* Begin *
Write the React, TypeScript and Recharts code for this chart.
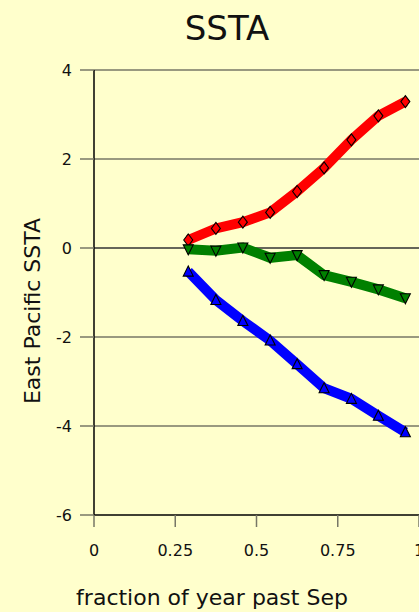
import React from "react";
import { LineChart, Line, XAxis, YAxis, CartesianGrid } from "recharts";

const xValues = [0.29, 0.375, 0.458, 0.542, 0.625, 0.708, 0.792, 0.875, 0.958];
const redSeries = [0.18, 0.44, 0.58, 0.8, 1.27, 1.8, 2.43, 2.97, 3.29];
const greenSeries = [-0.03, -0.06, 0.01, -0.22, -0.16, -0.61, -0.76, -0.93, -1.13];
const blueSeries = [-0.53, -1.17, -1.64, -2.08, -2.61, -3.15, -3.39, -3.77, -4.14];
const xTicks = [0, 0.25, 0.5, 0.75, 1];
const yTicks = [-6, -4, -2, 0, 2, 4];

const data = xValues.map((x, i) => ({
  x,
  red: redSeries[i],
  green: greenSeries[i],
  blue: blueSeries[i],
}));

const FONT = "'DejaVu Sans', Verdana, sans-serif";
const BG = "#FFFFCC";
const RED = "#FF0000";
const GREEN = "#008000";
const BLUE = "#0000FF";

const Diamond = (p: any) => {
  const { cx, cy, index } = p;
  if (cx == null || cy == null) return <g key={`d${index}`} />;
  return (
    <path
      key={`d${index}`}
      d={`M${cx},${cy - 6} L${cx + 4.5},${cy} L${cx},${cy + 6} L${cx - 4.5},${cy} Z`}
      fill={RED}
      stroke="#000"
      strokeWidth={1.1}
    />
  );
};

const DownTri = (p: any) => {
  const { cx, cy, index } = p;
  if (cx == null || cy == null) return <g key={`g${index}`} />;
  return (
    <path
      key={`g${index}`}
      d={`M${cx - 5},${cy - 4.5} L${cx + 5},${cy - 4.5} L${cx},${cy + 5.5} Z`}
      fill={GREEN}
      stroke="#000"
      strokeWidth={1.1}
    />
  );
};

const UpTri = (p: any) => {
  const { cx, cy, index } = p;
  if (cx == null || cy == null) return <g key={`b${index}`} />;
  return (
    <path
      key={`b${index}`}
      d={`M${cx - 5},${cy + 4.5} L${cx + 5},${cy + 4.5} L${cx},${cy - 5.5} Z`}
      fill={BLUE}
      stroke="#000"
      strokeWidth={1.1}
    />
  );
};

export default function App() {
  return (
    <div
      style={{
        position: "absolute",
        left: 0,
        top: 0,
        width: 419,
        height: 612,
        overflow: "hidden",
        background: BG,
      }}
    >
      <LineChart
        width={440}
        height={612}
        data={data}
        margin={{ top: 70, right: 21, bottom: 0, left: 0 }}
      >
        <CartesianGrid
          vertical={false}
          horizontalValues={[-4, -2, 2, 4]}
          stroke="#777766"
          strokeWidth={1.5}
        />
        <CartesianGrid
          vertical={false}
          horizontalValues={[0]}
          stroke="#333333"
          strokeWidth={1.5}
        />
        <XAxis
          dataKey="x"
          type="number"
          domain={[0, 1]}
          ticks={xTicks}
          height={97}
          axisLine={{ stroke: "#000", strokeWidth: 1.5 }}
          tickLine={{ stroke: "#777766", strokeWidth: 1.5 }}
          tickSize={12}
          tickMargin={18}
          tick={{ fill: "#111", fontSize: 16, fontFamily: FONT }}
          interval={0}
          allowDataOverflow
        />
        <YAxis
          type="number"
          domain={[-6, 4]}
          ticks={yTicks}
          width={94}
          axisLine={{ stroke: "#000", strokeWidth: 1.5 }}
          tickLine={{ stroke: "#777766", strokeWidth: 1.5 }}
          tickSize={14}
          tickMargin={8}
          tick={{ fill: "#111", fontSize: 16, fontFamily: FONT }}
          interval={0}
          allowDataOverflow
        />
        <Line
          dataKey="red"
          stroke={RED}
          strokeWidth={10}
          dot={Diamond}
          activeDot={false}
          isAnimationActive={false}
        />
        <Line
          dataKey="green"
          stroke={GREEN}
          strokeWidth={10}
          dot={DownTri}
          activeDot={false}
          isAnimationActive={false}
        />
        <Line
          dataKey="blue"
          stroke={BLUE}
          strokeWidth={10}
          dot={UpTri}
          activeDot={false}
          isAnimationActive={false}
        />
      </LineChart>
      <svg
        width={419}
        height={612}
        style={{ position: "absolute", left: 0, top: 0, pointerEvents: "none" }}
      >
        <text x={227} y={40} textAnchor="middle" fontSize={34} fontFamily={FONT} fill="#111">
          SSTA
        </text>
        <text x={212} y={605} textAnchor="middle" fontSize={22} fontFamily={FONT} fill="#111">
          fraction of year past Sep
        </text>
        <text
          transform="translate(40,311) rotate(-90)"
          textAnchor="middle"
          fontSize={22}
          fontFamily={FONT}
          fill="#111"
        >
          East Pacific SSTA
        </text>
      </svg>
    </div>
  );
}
* End *
◆ Written task ◆
Every line should be retyped exactly, with the pictures omitted.

◆ Task answer ◆
Write the React, TypeScript and Recharts code for this chart.
import React from "react";
import { LineChart, Line, XAxis, YAxis, CartesianGrid } from "recharts";

const xValues = [0.29, 0.375, 0.458, 0.542, 0.625, 0.708, 0.792, 0.875, 0.958];
const redSeries = [0.18, 0.44, 0.58, 0.8, 1.27, 1.8, 2.43, 2.97, 3.29];
const greenSeries = [-0.03, -0.06, 0.01, -0.22, -0.16, -0.61, -0.76, -0.93, -1.13];
const blueSeries = [-0.53, -1.17, -1.64, -2.08, -2.61, -3.15, -3.39, -3.77, -4.14];
const xTicks = [0, 0.25, 0.5, 0.75, 1];
const yTicks = [-6, -4, -2, 0, 2, 4];

const data = xValues.map((x, i) => ({
  x,
  red: redSeries[i],
  green: greenSeries[i],
  blue: blueSeries[i],
}));

const FONT = "'DejaVu Sans', Verdana, sans-serif";
const BG = "#FFFFCC";
const RED = "#FF0000";
const GREEN = "#008000";
const BLUE = "#0000FF";

const Diamond = (p: any) => {
  const { cx, cy, index } = p;
  if (cx == null || cy == null) return <g key={`d${index}`} />;
  return (
    <path
      key={`d${index}`}
      d={`M${cx},${cy - 6} L${cx + 4.5},${cy} L${cx},${cy + 6} L${cx - 4.5},${cy} Z`}
      fill={RED}
      stroke="#000"
      strokeWidth={1.1}
    />
  );
};

const DownTri = (p: any) => {
  const { cx, cy, index } = p;
  if (cx == null || cy == null) return <g key={`g${index}`} />;
  return (
    <path
      key={`g${index}`}
      d={`M${cx - 5},${cy - 4.5} L${cx + 5},${cy - 4.5} L${cx},${cy + 5.5} Z`}
      fill={GREEN}
      stroke="#000"
      strokeWidth={1.1}
    />
  );
};

const UpTri = (p: any) => {
  const { cx, cy, index } = p;
  if (cx == null || cy == null) return <g key={`b${index}`} />;
  return (
    <path
      key={`b${index}`}
      d={`M${cx - 5},${cy + 4.5} L${cx + 5},${cy + 4.5} L${cx},${cy - 5.5} Z`}
      fill={BLUE}
      stroke="#000"
      strokeWidth={1.1}
    />
  );
};

export default function App() {
  return (
    <div
      style={{
        position: "absolute",
        left: 0,
        top: 0,
        width: 419,
        height: 612,
        overflow: "hidden",
        background: BG,
      }}
    >
      <LineChart
        width={440}
        height={612}
        data={data}
        margin={{ top: 70, right: 21, bottom: 0, left: 0 }}
      >
        <CartesianGrid
          vertical={false}
          horizontalValues={[-4, -2, 2, 4]}
          stroke="#777766"
          strokeWidth={1.5}
        />
        <CartesianGrid
          vertical={false}
          horizontalValues={[0]}
          stroke="#333333"
          strokeWidth={1.5}
        />
        <XAxis
          dataKey="x"
          type="number"
          domain={[0, 1]}
          ticks={xTicks}
          height={97}
          axisLine={{ stroke: "#000", strokeWidth: 1.5 }}
          tickLine={{ stroke: "#777766", strokeWidth: 1.5 }}
          tickSize={12}
          tickMargin={18}
          tick={{ fill: "#111", fontSize: 16, fontFamily: FONT }}
          interval={0}
          allowDataOverflow
        />
        <YAxis
          type="number"
          domain={[-6, 4]}
          ticks={yTicks}
          width={94}
          axisLine={{ stroke: "#000", strokeWidth: 1.5 }}
          tickLine={{ stroke: "#777766", strokeWidth: 1.5 }}
          tickSize={14}
          tickMargin={8}
          tick={{ fill: "#111", fontSize: 16, fontFamily: FONT }}
          interval={0}
          allowDataOverflow
        />
        <Line
          dataKey="red"
          stroke={RED}
          strokeWidth={10}
          dot={Diamond}
          activeDot={false}
          isAnimationActive={false}
        />
        <Line
          dataKey="green"
          stroke={GREEN}
          strokeWidth={10}
          dot={DownTri}
          activeDot={false}
          isAnimationActive={false}
        />
        <Line
          dataKey="blue"
          stroke={BLUE}
          strokeWidth={10}
          dot={UpTri}
          activeDot={false}
          isAnimationActive={false}
        />
      </LineChart>
      <svg
        width={419}
        height={612}
        style={{ position: "absolute", left: 0, top: 0, pointerEvents: "none" }}
      >
        <text x={227} y={40} textAnchor="middle" fontSize={34} fontFamily={FONT} fill="#111">
          SSTA
        </text>
        <text x={212} y={605} textAnchor="middle" fontSize={22} fontFamily={FONT} fill="#111">
          fraction of year past Sep
        </text>
        <text
          transform="translate(40,311) rotate(-90)"
          textAnchor="middle"
          fontSize={22}
          fontFamily={FONT}
          fill="#111"
        >
          East Pacific SSTA
        </text>
      </svg>
    </div>
  );
}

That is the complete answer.